Given the utter inability of our capitalist government, our liberal nonprofits, and our “best and brightest” billionaire oligarchs who self-style themselves as our final saviors to substantively address the exigencies of the climate crisis, our only hope of sustaining any semblance of organized human society is to create and foster independent, collectivized communities that operate outside of the existing structures which are built on environmental extraction, exploitation of workers, and domination of other peoples.
Given the uprooting of our social bonds and the staggering enforced inequalities perpetuated by the worst of corporate capitalism, independent communities operating under a philosophy of mutual aid are more important than ever.
Knowing your neighbors and collectivizing resources will be far more important to our survival than fighting tooth and nail over property lines.
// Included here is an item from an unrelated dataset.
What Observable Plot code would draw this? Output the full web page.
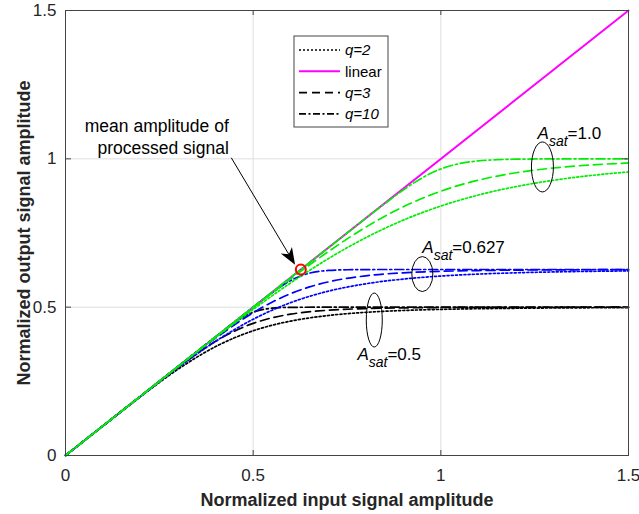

As resource scarcity and economic precarity get worse, the kind of social cohesion that is offered by communities such as The Establishment can serve as a bulwark against social breakdown. Hardship and social tension need not lead inexorably towards catastrophe. If we instead choose to build systems that are founded, not on greed and competition, but instead on solidarity, cooperation, and democracy, we may just yet have a fighting chance.
We need your help in this fight. Human solidarity, demonstrations of collective power, and mutual aid are the only ways we can fight back. Nobody is coming to save us except for ourselves. Together we can carry on a model of community living that stands in stark contrast to our individualized and disempowered society and culture.
Do not put your faith in the myth of kind landlords. Put your faith in collective organizing. Solidarity now, solidarity forever.